A seulement 29 ans, Morgan Lagravière est l'un des outsiders du 8ème Vendée Globe, qui s'élance dimanche des Sables-d'Olonne. Nous l'avons rencontré dans ses eaux, lors d'un entraînement, quelques jours avant l'immense défi de sa vie. Déjà un pro, malgré son jeune âge, il s'est confié sur ses angoisses, celles d'un bizuth qui va vivre pour la toute première fois la plus belle course à la voile en solitaire.
EPISODE 1/3 - Le stress du bizuth
EPISODE 2/3 - La préparation du pro
EPISODE 3/3 - La solitude du marin
Aucune belle parole ne précède les grands départs. Et pourtant, Morgan Lagravière (team Safran) devra bien dire ou faire quelque chose. Ce jeune marin au physique de gendre idéal a répété la scène des dizaines de fois dans sa tête. Avec les mêmes questions qui reviennent sans cesse. Comment dire au revoir ? Comment étreindre ses proches pour la dernière fois ? Enlacer ses parents, c’est certain. Déposer un ultime baiser sur les lèvres de sa compagne, c’est indispensable. Puis monter à bord. Et prendre le large pour de bon.
LE grand moment, cela fait plus de "3 ou 4 mois" que Morgan se prépare à le vivre. Quand je l’ai rencontré, pour un dernier entraînement, au large de Concarneau à la mi-octobre, sa maîtrise et son professionnalisme m'ont immédiatement saisi. Ce jeune Réunionnais domine avec un sang-froid étonnant son IMOCA – classe de bateau qui mesure exactement 60 pieds (18,28 m) pour 6 mètres de large et 4,50 mètres de tirant d’eau. Lui qui a commencé l’Optimist à l’âge où d’autres enfants apprennent à faire du vélo connaît par cœur le moindre recoin de son monocoque. Et s'il enchaîne les manœuvres aussi vite que ce mastodonte des mers fend l'eau, il semble un peu plus friable psychologiquement. Il ne cherche d'ailleurs pas à le cacher : il "appréhende le grand jour".

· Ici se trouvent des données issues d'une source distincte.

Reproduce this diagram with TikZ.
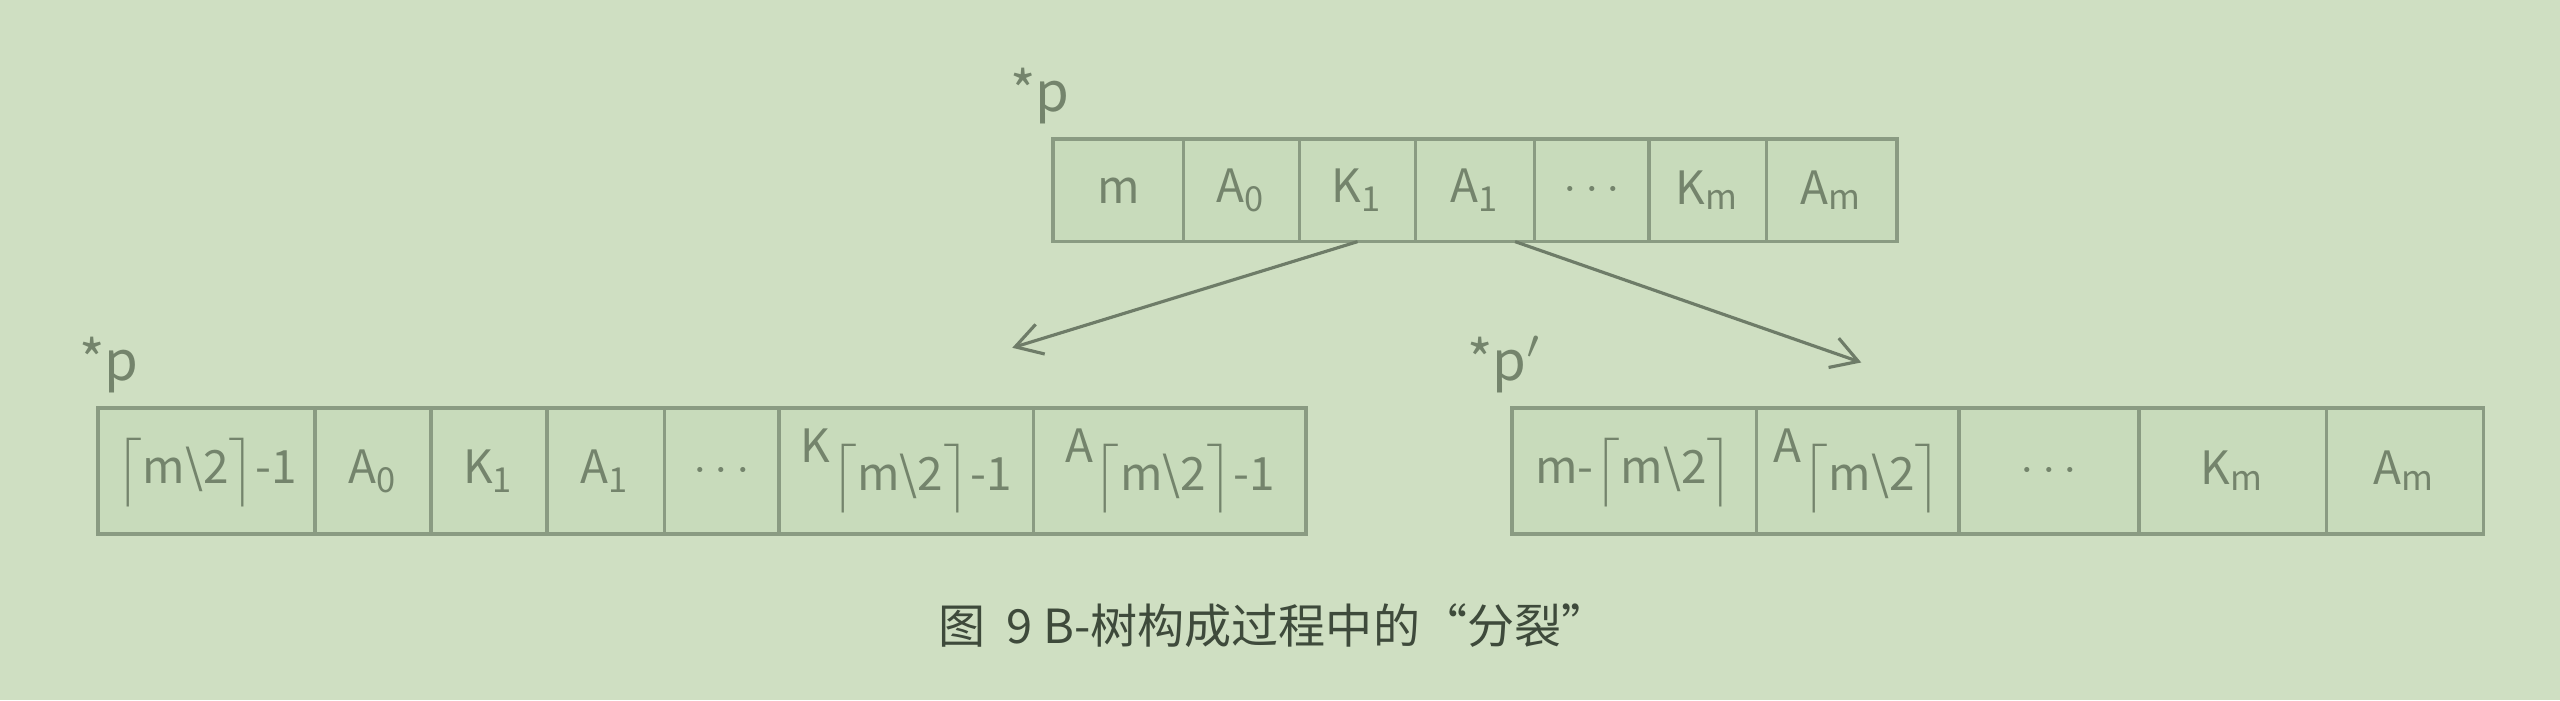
\documentclass[tikz,border=0pt]{standalone}
\usepackage{fontspec}
\setmainfont{Noto Sans CJK SC}
\newfontfamily\cjk{Noto Sans CJK SC}
\usetikzlibrary{positioning,arrows.meta}
\definecolor{bgc}{HTML}{CFDFC2}
\definecolor{cellc}{HTML}{C8DBBB}
\definecolor{linec}{HTML}{8A9B82}
\definecolor{txtc}{HTML}{74846C}
\definecolor{capc}{HTML}{3E4A3B}
\newcommand{\ceilhalf}{$\big\lceil$m\textbackslash2$\big\rceil$}
\newcommand{\lowsub}[1]{\raisebox{-1.1ex}{#1}}

\begin{document}
\begin{tikzpicture}[
	cell/.style={draw=linec,fill=cellc,line width=0.6pt,inner sep=0pt,outer sep=0pt,
		text=txtc,font=\fontsize{8}{9}\selectfont},
	lab/.style={anchor=base west,text=txtc,inner sep=0pt,font=\fontsize{9.5}{10}\selectfont},
	arr/.style={draw=linec!80!black,line width=0.55pt,-{Straight Barb[length=1.6mm,width=1.9mm]}}]
	\fill[bgc](0,0) rectangle (15.68,4.29);
	% parent node
	\node[cell,minimum height=0.63cm,minimum width=0.80cm](t1) at (6.85,3.125){m};
	\node[cell,minimum height=0.63cm,minimum width=0.71cm,right=0pt of t1](t2){A\textsubscript{0}};
	\node[cell,minimum height=0.63cm,minimum width=0.71cm,right=0pt of t2](t3){K\textsubscript{1}};
	\node[cell,minimum height=0.63cm,minimum width=0.73cm,right=0pt of t3](t4){A\textsubscript{1}};
	\node[cell,minimum height=0.63cm,minimum width=0.70cm,right=0pt of t4](t5){$\cdots$};
	\node[cell,minimum height=0.63cm,minimum width=0.72cm,right=0pt of t5](t6){K\textsubscript{m}};
	\node[cell,minimum height=0.63cm,minimum width=0.80cm,right=0pt of t6](t7){A\textsubscript{m}};
	\node[lab](ptop) at (6.18,3.61){*p};
	% left half
	\node[cell,minimum height=0.77cm,minimum width=1.33cm](l1) at (1.265,1.405){\ceilhalf-1};
	\node[cell,minimum height=0.77cm,minimum width=0.71cm,right=0pt of l1](l2){A\textsubscript{0}};
	\node[cell,minimum height=0.77cm,minimum width=0.71cm,right=0pt of l2](l3){K\textsubscript{1}};
	\node[cell,minimum height=0.77cm,minimum width=0.72cm,right=0pt of l3](l4){A\textsubscript{1}};
	\node[cell,minimum height=0.77cm,minimum width=0.70cm,right=0pt of l4](l5){$\cdots$};
	\node[cell,minimum height=0.77cm,minimum width=1.56cm,right=0pt of l5](l6){K\lowsub{\ceilhalf-1}};
	\node[cell,minimum height=0.77cm,minimum width=1.67cm,right=0pt of l6](l7){A\lowsub{\ceilhalf-1}};
	\node[lab](pleft) at (0.48,1.96){*p};
	% right half
	\node[cell,minimum height=0.77cm,minimum width=1.50cm](r1) at (10.01,1.405){m-\ceilhalf};
	\node[cell,minimum height=0.77cm,minimum width=1.24cm,right=0pt of r1](r2){A\lowsub{\ceilhalf}};
	\node[cell,minimum height=0.77cm,minimum width=1.10cm,right=0pt of r2](r3){$\cdots$};
	\node[cell,minimum height=0.77cm,minimum width=1.15cm,right=0pt of r3](r4){K\textsubscript{m}};
	\node[cell,minimum height=0.77cm,minimum width=0.96cm,right=0pt of r4](r5){A\textsubscript{m}};
	\node[lab](pright) at (8.98,1.96){*p$'$};
	% split arrows
	\coordinate (e1) at (6.20,2.16);
	\coordinate (e2) at (11.40,2.07);
	\draw[arr](t3.south) -- (e1);
	\draw[arr]([xshift=-1.2mm]t4.south east) -- (e2);
	\node[text=capc,font=\cjk\fontsize{8.2}{9}\selectfont](cap) at (7.80,0.46){图\ \ 9 B-树构成过程中的“分裂”};
\end{tikzpicture}
\end{document}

" L’émotion, elle va être forcément très intense. Mais j’ai envie d’être moi-même à ce moment-là même si je sais que ça va être dur, que je vais en chialer. "
Au fil des heures passées sur l'eau avec lui, ce gaillard d'1,81 m aux mains déjà bien calleuses confie peu à peu ses angoisses. "Je n’avais jamais ressenti autant de doutes à l’approche d’un départ", reconnaît Morgan, même s'il compte bien garder le plus longtemps possible en ligne de mire Armel Le Cleac’h (team Banque Populaire), le favori du Vendée Globe. Des doutes ? "Bien sûr, presque tous les jours". Quand on lui demande s'il a peur de la mort, sa réponse est catégorique : "non". Mais qu’importe l'échelle des difficultés et de ses inquiétudes, pas question d’enfouir ses angoisses sous la coque. "L’émotion, elle va être forcément très intense. Mais j’ai envie d’être moi-même à ce moment-là même si je sais que ça va être dur". Pour n'avoir jamais le regret de vivre l'expérience à moitié, il refuse de se blinder, quitte à ouvrir les vannes au départ, "je vais en chialer, glisse-t-il. "Dans quelques années, poursuit-il, quand je regarderai dans le rétroviseur, je serai sans doute content de l’avoir vécu de la sorte plutôt que de me protéger, de rester dans ma coquille et d’avoir la sensation de passer à côté de quelque chose".
Prenez le large avec Morgan Lagravière grâce à cette vidéo 360° :
Pour être sûr de ne pas rater sa course, Morgan s’est attaché les services d’un coach mental. Présent à bord lors de ce dernier entraînement, Jean-Claude Ménard observe les moindres faits et gestes de son protégé. "J’essaie de l’aider à évacuer le stress, explique-t-il tout en remettant son bonnet façon commandant Cousteau sur la tête. Le stress n’est pas toujours mauvais conseiller mais il bouffe beaucoup d’énergie. Et l’énergie, il va en avoir besoin sur une course pareille".
Le grand jour approche. Plus aucun entraînement. Plus aucune sortie en mer. Trois semaines avant la course, les skippers doivent laisser leur bateau à quai, aux Sables-d’Olonne, histoire de satisfaire public et sponsors. Derniers réglages. Le ravitaillement à boucler. Les derniers conseils météo à écouter. Les équipes du team Safran s’affairent pour ne rien oublier. Après un rapide break en famille, Morgan, lui, n’a qu’une mission : "dépenser le moins d’énergie possible. Car entre les sollicitations médiatiques et tous les derniers détails, explique-t-il, ça va être compliqué d’arriver à 100% pour le jour du départ. Le tout, c’est de s’en approcher. Car avant de gagner un Vendée Globe, il faut surtout ne pas le perdre".